Blocking the IL-6 receptor to protect tissues from CRS

Posted: 18 January 2024 | | No comments yet

The new study’s findings suggest that CRS can be treated with an IL-6 receptor antibody that has a short half-life.


Scientists from Osaka University have found a way to block IL-6 signals to protect tissues from a cytokine storm, known as cytokine release syndrome (CRS), while minimising treatment side effects. These findings have potential for providing an alternative therapeutic approach to patients with conditions such as sepsis, acute respiratory distress syndrome (ARDS), COVID-19 infection, ischemia, traumatic injuries and some cancer immunotherapies.

Cytokines, chemical messengers that help the body to remove invading bacteria and viruses, and control inflammation, are carefully balanced by the body as they help keep the immune system healthy. However, this balance is upset if the immune system overreacts. An overreaction can be caused by serious infection or a severe burn, unleashing CRS in the body. During a cytokine storm, the body produces too many cytokines, leading to life-threatening inflammation.

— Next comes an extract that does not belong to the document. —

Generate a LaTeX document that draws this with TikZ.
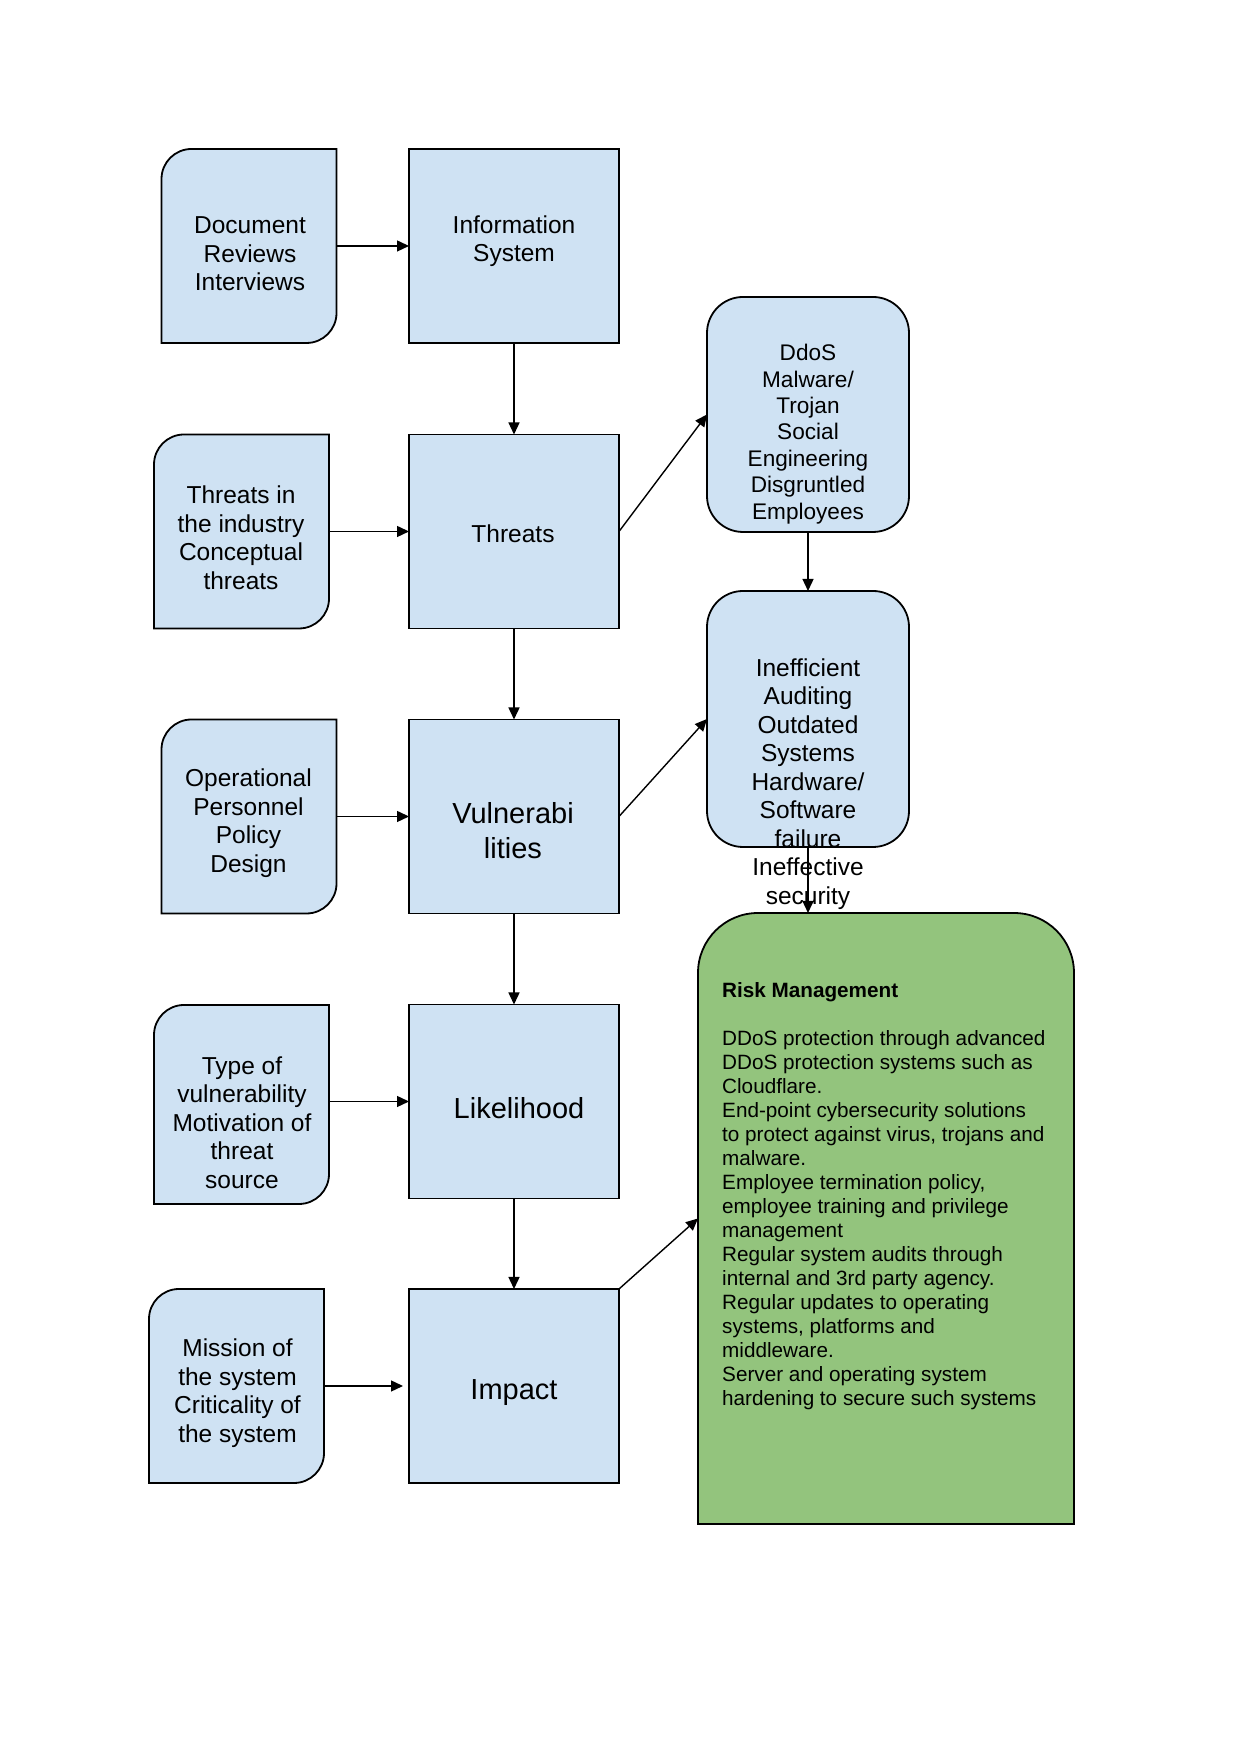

Interleukin-6 (IL-6) is a crucial cytokine in this process because it helps to drive the inflammation that damages the body. IL-6 delivers its message by fastening to IL-6 receptors within cells, which tells the cells to spread inflammation. Therefore, treatments that block the IL-6 signal can relieve inflammation, yet this blocking tends to be long-lasting which results in side effects.

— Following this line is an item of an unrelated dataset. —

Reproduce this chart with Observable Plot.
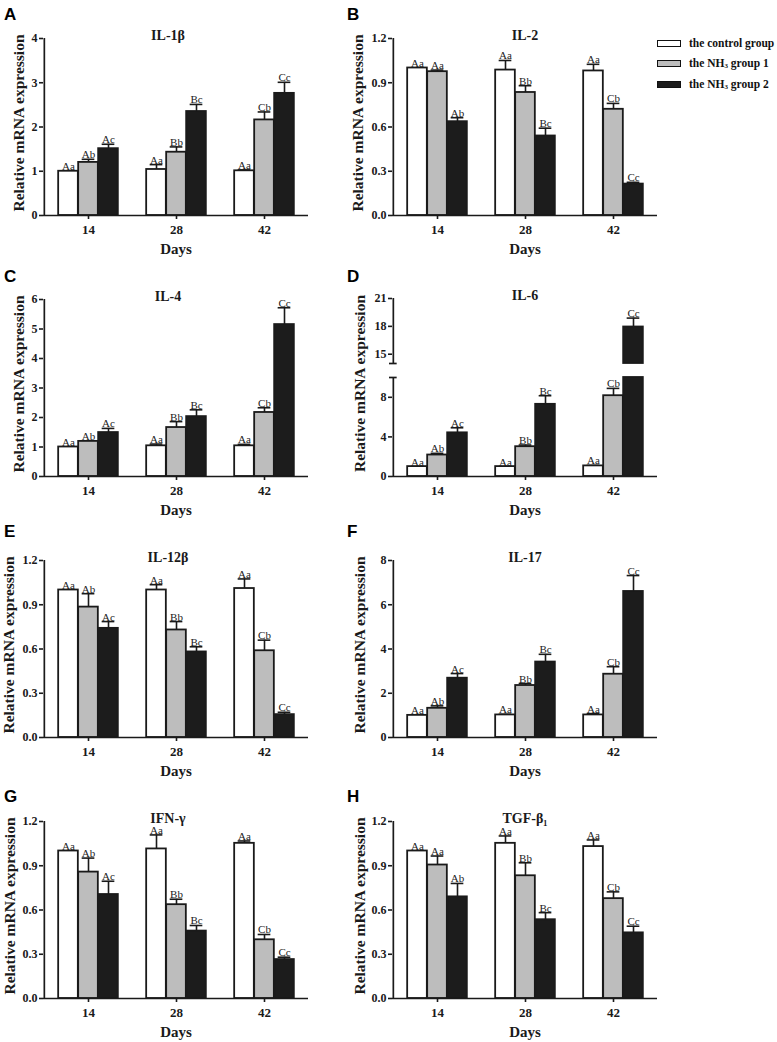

The research team have discovered a way to block IL-6 signals while minimising treatment side effects. The inflammatory signal was interrupted using an antibody that blocks the IL-6 receptor for only a short time. The brief interruption was long enough to protect the tissues against injury from CRS caused by sepsis or severe burns.

“Our results suggest that CRS can be treated with an IL-6 receptor antibody that has a short half-life”

Lead author of the study Dr Sujin Kang explained: “Our results suggest that CRS can be treated with an IL-6 receptor antibody that has a short half-life…This can prevent vascular damage and at the same time reduce the side effects associated with blocking IL-6.” Vascular damage occurs when an infection or burn causes the cells that line the inner surface of blood vessels to become leaky. The leaking fluid initiates CRS and can cause a secondary infection.

Also, the researchers reported a possible mechanism for this damage to cells. When IL-6 binds to its receptor it activates a protein called hypoxia-inducible factor-1α (HIF1α), which amplifies inflammation.

“We found that blocking the IL-6R–HIF1α signal strengthened vascular endothelial cells and improved vessel integrity. This helped to prevent leakage from the vessels and relieved the inflammation caused by CRS,” concluded Dr Tadamitsu Kishimoto.

“We hope this will help patients suffering from CRS and other inflammatory diseases in the future.”

This study was published in the Proceedings of the National Academy of Sciences (PNAS).